Truth Be Told: New & Collected Premortems

A forthcoming collection of new and selected epigrams.

In Truth Be Told: New & Collected Premortems, Thomas Farber extends a career-long narrative impulse to cheerfully merciless conclusions. Reverberating with deceptive economy and relentless wit, his subversive brevities evoke French epigrammists, Zen koans, and the pithy wisdoms of Country music. Unflinching, these beyond-short stories insist on the saving grace of language, the consolations of (gallows) humor. Included here as well are the author's three essays appraising the qualities of his ten-year love affair with these retorts, repercussions & wrys.

Advance Praise

Tom Farber's Truth Be Told offers the sort of wicked pleasures to be found in Gustave Flaubert's A Dictionary of Platitudes; here the great fun is (un)leavened by some equally engaging, astute critical prose on the subject of the text: epigrams. The end.

--Binnie Kirshenbaum, author of An Almost Perfect Moment

"With pungent wit and cynical insight worthy of Diogenes, Farber's epigrams cast a cold eye on contemporary manners, morals and mortality. His gimlet observations spare no one, least of all their author. A painfully accomplished performance."

--Stephen Kessler, author of After Modigliani

Tom Farber's Truth be Told does more than compact the world into the essence perceived by its idiosyncratic compositor. It also hints at an expansive hidden narrative of sex, death, joy and despair. In short, as the author presumably prefers all things, it may be an epigramasterpiece."

Melvin Jules Bukiet, author of A Faker's Dozen

Many of us have night thoughts which amaze us with their acuity, brilliance,charm, and we promise ourselves to write them down in the morning. And then we fall asleep. Thomas Farber has the good sense to keep paper and pen by his bed and to note his epigrams before they are lost. I may ask to borrow pen and paper from him, hoping to preserve something like his comedy, cynicism, melancholy--the evidence of a sharp mind's inwardness.

--Herbert Gold, author of Haiti: Best Nightmare on Earth

Like the bright mirror-image of a necklace inlaid with filaments and gems of well-worn experience, this lovingly and thoughtfully tempered treasury of aphorisms will dazzle and soothe readers who try it on. Thomas Farber is a fine, witty jeweler of memory, thought, insight and dream.

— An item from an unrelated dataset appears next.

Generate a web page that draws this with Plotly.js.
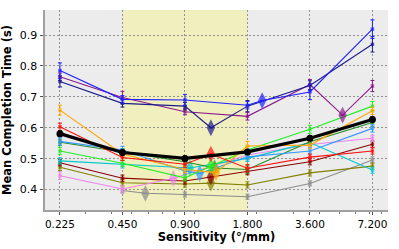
<!DOCTYPE html>
<html>
<head>
<meta charset="utf-8">
<script src="https://cdn.plot.ly/plotly-3.0.1.min.js"></script>
<style>html,body{margin:0;padding:0;background:#fff;}#chart{width:399px;height:249px;}</style>
</head>
<body>
<div id="chart"></div>
<script>
// Sensitivity levels (°/mm)
const sensitivities = [0.225, 0.45, 0.9, 1.8, 3.6, 7.2];
const tickLabels = ["0.225", "0.450", "0.900", "1.800", "3.600", "7.200"];

// Per-participant mean completion times (s) at each sensitivity, error bars, and estimated optimum [x, y]
const blueY = [0.785, 0.692, 0.690, 0.673, 0.716, 0.919];
const blueErr = [0.025, 0.012, 0.018, 0.012, 0.025, 0.03];
const blueOpt = [2.12, 0.688];

const navyY = [0.750, 0.679, 0.670, 0.670, 0.737, 0.870];
const navyErr = [0.018, 0.012, 0.012, 0.018, 0.015, 0.025];
const navyOpt = [1.20, 0.600];

const purpleY = [0.765, 0.698, 0.652, 0.637, 0.740, 0.735];
const purpleErr = [0.012, 0.02, 0.01, 0.012, 0.016, 0.018];
const purpleOpt = [5.17, 0.641];

const orangeY = [0.657, 0.515, 0.465, 0.541, 0.544, 0.655];
const orangeErr = [0.016, 0.012, 0.01, 0.015, 0.012, 0.012];
const orangeOpt = [1.27, 0.455];

const redY = [0.603, 0.504, 0.482, 0.469, 0.505, 0.525];
const redErr = [0.012, 0.01, 0.01, 0.012, 0.01, 0.01];
const redOpt = [1.20, 0.515];

const limeY = [0.525, 0.485, 0.438, 0.528, 0.595, 0.670];
const limeErr = [0.012, 0.01, 0.01, 0.012, 0.013, 0.015];
const limeOpt = [1.20, 0.476];

const greenY = [0.553, 0.522, 0.490, 0.465, 0.555, 0.617];
const greenErr = [0.01, 0.01, 0.01, 0.012, 0.012, 0.012];
const greenOpt = [1.25, 0.470];

const dodgerY = [0.556, 0.528, 0.460, 0.506, 0.525, 0.598];
const dodgerErr = [0.012, 0.012, 0.01, 0.01, 0.01, 0.012];
const dodgerOpt = [1.06, 0.452];

const cyanY = [0.493, 0.482, 0.472, 0.501, 0.552, 0.463];
const cyanErr = [0.01, 0.012, 0.01, 0.01, 0.01, 0.01];
const cyanOpt = [0.95, 0.470];

const darkredY = [0.487, 0.437, 0.428, 0.458, 0.490, 0.547];
const darkredErr = [0.01, 0.01, 0.01, 0.01, 0.01, 0.01];
const darkredOpt = [1.20, 0.441];

const oliveY = [0.472, 0.422, 0.418, 0.415, 0.454, 0.476];
const oliveErr = [0.01, 0.01, 0.01, 0.01, 0.01, 0.01];
const oliveOpt = [1.20, 0.421];

const violetY = [0.445, 0.402, 0.449, 0.512, 0.546, 0.566];
const violetErr = [0.012, 0.01, 0.01, 0.01, 0.01, 0.01];
const violetOpt = [0.79, 0.436];

const grayY = [null, 0.397, 0.384, 0.377, 0.420, 0.496];
const grayErr = [0, 0.008, 0.008, 0.008, 0.008, 0.01];
const grayOpt = [0.58, 0.388];

// Mean across participants
const meanY = [0.581, 0.520, 0.501, 0.522, 0.566, 0.627];
const meanErr = [0.008, 0.008, 0.007, 0.007, 0.008, 0.008];

const seriesList = [
  {y: grayY, err: grayErr, opt: grayOpt, color: "#8c8c8c"},
  {y: oliveY, err: oliveErr, opt: oliveOpt, color: "#808000"},
  {y: darkredY, err: darkredErr, opt: darkredOpt, color: "#8b0000"},
  {y: violetY, err: violetErr, opt: violetOpt, color: "#ee82ee"},
  {y: cyanY, err: cyanErr, opt: cyanOpt, color: "#00c8c8"},
  {y: greenY, err: greenErr, opt: greenOpt, color: "#228b22"},
  {y: dodgerY, err: dodgerErr, opt: dodgerOpt, color: "#3399ff"},
  {y: limeY, err: limeErr, opt: limeOpt, color: "#22ee22"},
  {y: orangeY, err: orangeErr, opt: orangeOpt, color: "#ffa500"},
  {y: redY, err: redErr, opt: redOpt, color: "#ff1010"},
  {y: purpleY, err: purpleErr, opt: purpleOpt, color: "#8b1a8b"},
  {y: navyY, err: navyErr, opt: navyOpt, color: "#1a1a8c"},
  {y: blueY, err: blueErr, opt: blueOpt, color: "#1f1fff"}
];

const traces = [];
seriesList.forEach(s => {
  const pts = [];
  sensitivities.forEach((x, i) => {
    if (s.y[i] !== null) pts.push({x: x, y: s.y[i], e: s.err[i], opt: false});
  });
  pts.push({x: s.opt[0], y: s.opt[1], e: 0, opt: true});
  pts.sort((a, b) => a.x - b.x);
  traces.push({
    type: "scatter", mode: "lines+markers",
    x: pts.map(p => p.x), y: pts.map(p => p.y),
    line: {color: s.color, width: 1.1},
    marker: {
      color: s.color,
      symbol: pts.map(p => p.opt ? "diamond-tall" : "square"),
      size: pts.map(p => p.opt ? 12 : 3.5),
      line: {width: 0}
    },
    error_y: {type: "data", array: pts.map(p => p.e), visible: true, color: s.color, thickness: 1, width: 2},
    hoverinfo: "skip", showlegend: false
  });
});
traces.push({
  type: "scatter", mode: "lines+markers",
  x: sensitivities, y: meanY,
  line: {color: "#000", width: 3.2},
  marker: {color: "#000", symbol: "circle", size: 7},
  error_y: {type: "data", array: meanErr, visible: true, color: "#000", thickness: 1.2, width: 2},
  showlegend: false
});

const minorVals = [0.3, 0.4, 0.5, 0.6, 0.7, 0.8, 1, 2, 3, 4, 5, 6, 7, 8];

const layout = {
  width: 399, height: 249,
  margin: {l: 45, r: 11, t: 10, b: 39},
  paper_bgcolor: "#ffffff",
  plot_bgcolor: "rgb(236,236,236)",
  font: {family: "DejaVu Sans", color: "#000", size: 10},
  xaxis: {
    type: "log",
    range: [Math.log10(0.225) - 0.072, Math.log10(7.2) + 0.075],
    tickmode: "array", tickvals: sensitivities, ticktext: tickLabels,
    ticks: "outside", ticklen: 3, tickcolor: "#555",
    tickfont: {size: 10.5, family: "DejaVu Sans"},
    showgrid: true, gridcolor: "#888888", griddash: "2px,2px", gridwidth: 0.9,
    showline: true, linecolor: "#a0a0a0", linewidth: 2, mirror: false,
    zeroline: false,
    minor: {tickmode: "array", tickvals: minorVals, ticks: "outside", ticklen: 2, tickcolor: "#777", showgrid: false},
    title: {text: "Sensitivity (°/mm)", font: {size: 11.5, family: "DejaVu Sans", weight: "bold"}, standoff: 4}
  },
  yaxis: {
    range: [0.334, 0.981],
    tickmode: "array", tickvals: [0.4, 0.5, 0.6, 0.7, 0.8, 0.9], ticktext: ["0.4", "0.5", "0.6", "0.7", "0.8", "0.9"],
    ticks: "outside", ticklen: 3, tickcolor: "#555",
    tickfont: {size: 11, family: "DejaVu Sans"},
    showgrid: true, gridcolor: "#888888", griddash: "2px,2px", gridwidth: 0.9,
    showline: true, linecolor: "#a0a0a0", linewidth: 2.5, mirror: false,
    zeroline: false,
    title: {text: "Mean Completion Time (s)", font: {size: 11.5, family: "DejaVu Sans", weight: "bold"}, standoff: 6}
  },
  shapes: [{
    type: "rect", xref: "x", yref: "paper", layer: "below",
    x0: 0.45, x1: 1.8, y0: 0, y1: 1,
    fillcolor: "rgb(241,239,190)", line: {width: 0}
  }]
};

Plotly.newPlot("chart", traces, layout, {staticPlot: true, displayModeBar: false});
</script>
</body>
</html>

--Al Young, author of The Sound of Dreams Remembered


Thomas Farber sums it up well, the paradox of writing aphorisms, a process that involves attempting to write something very very big in a format that is very very small: "Such an odd form: to strive for compression, verbal surprise, paradox, shock, rueful acknowledgment, or revelation of moral blindness may bring out one's own oddities … Focusing, laser-like, on a single line—erotics of the irreducible; or working on a tiny canvas, like the 1970s artist who painted imaginary postage stamps." Farber crams a lot into his own sayings, which he refers to as epigrams more often than as aphorisms. Many are miniature novellas—-a glimpse of some hinted-at encounter, a one-sided dialogue with characters only known as 'he' or 'she'... His sayings can be found in the books Truth Be Told and The Twoness of Oneness.